USA (MNN/ANS) ― Thousands of Christian media professionals will be getting a preview of a revolutionary new mission program this weekend at the NRB Convention & Expo in Nashville, Tennessee.
According to Raul Hernandez, the Christian Aid Mission "Go Tribal" mission program is an "amazing way" to re-engage missions outreach from cash-strapped, struggling smaller churches in the USA. It provides a low-budget way to help churches continue to complete the task of world evangelization in our generation.
"For as little as $300 a month, a small or medium-sized church can now sponsor an indigenous missionary team reaching out to an unengaged or unreached tribe, tongue, or nation," says Hernandez, a former church planter and newly appointed as development director for Christian Aid.
Read more about the "Go Tribal" program here.

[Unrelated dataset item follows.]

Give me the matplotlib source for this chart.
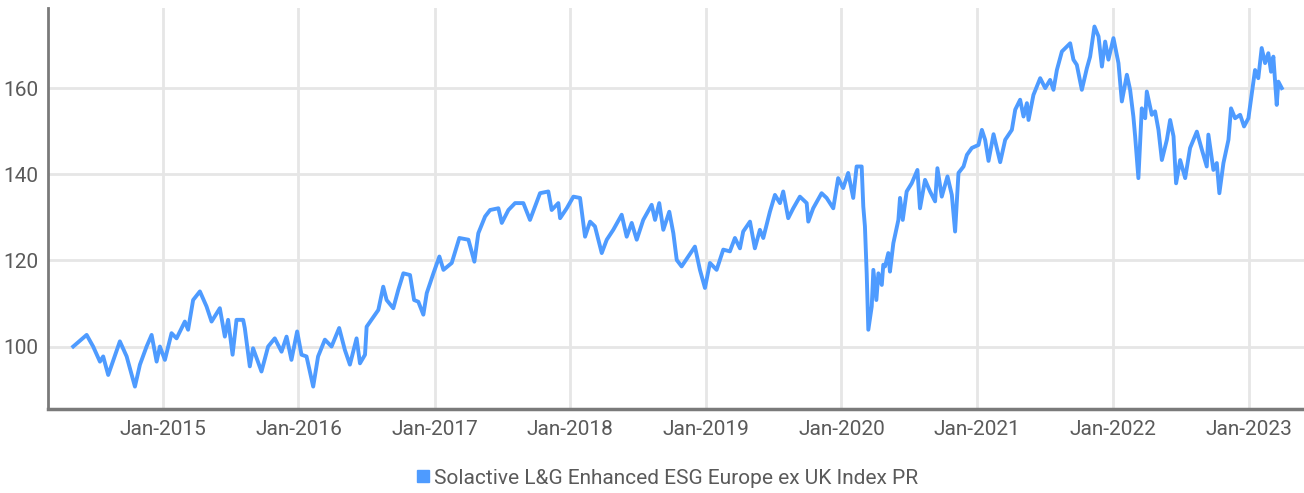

Hernandez and donor relations staff from Christian Aid will be available to introduce the new program at both the International Reception on Saturday and at Kiosk K3 in front of the registration desk at the NRB Convention.
Mission's recruiters for Overseas Students Mission say that they personally envision thousands of new native missionaries being sponsored under Go Tribal. Many in the USA will be called to this from among international students or from ethnic churches, but most will be re-deployed by indigenous missions already on the mission fields.
"In fact," says Hernandez, "this is the only way that we can penetrate lands and places where American missionaries are no longer welcome or able to plant churches--lands like China, India, and all the Islamic countries of North Africa where American church planters are forbidden to go by law.
"At last there is no political barrier for American churches wanting to reach these groups, since they can now safely and economically sponsor indigenous missionaries who can do the critical ground work."
Hernandez adds, "This is what American pastors have been waiting for: a way to personally engage their congregations and sponsor effective native missionaries--gospel workers who are vetted by Christian Aid, men and women with real names and faces whom they can deputize and may someday be able to visit!
"Our prayer at NRB 2013 is that many media leaders will help us get the word out so that American churches, missions, and Bible schools can quickly adjust to the new realities of the mission field today."
Christian Aid was founded by a former missionary to China, Bob Finley, in 1953 as a way to send international students and foreign visitors back to their homelands as missionaries to reach all nations with the Gospel. It now represents over 800 indigenous mission groups which deploy over 80,000 native missionary workers among 3000 ethno linguistic groups.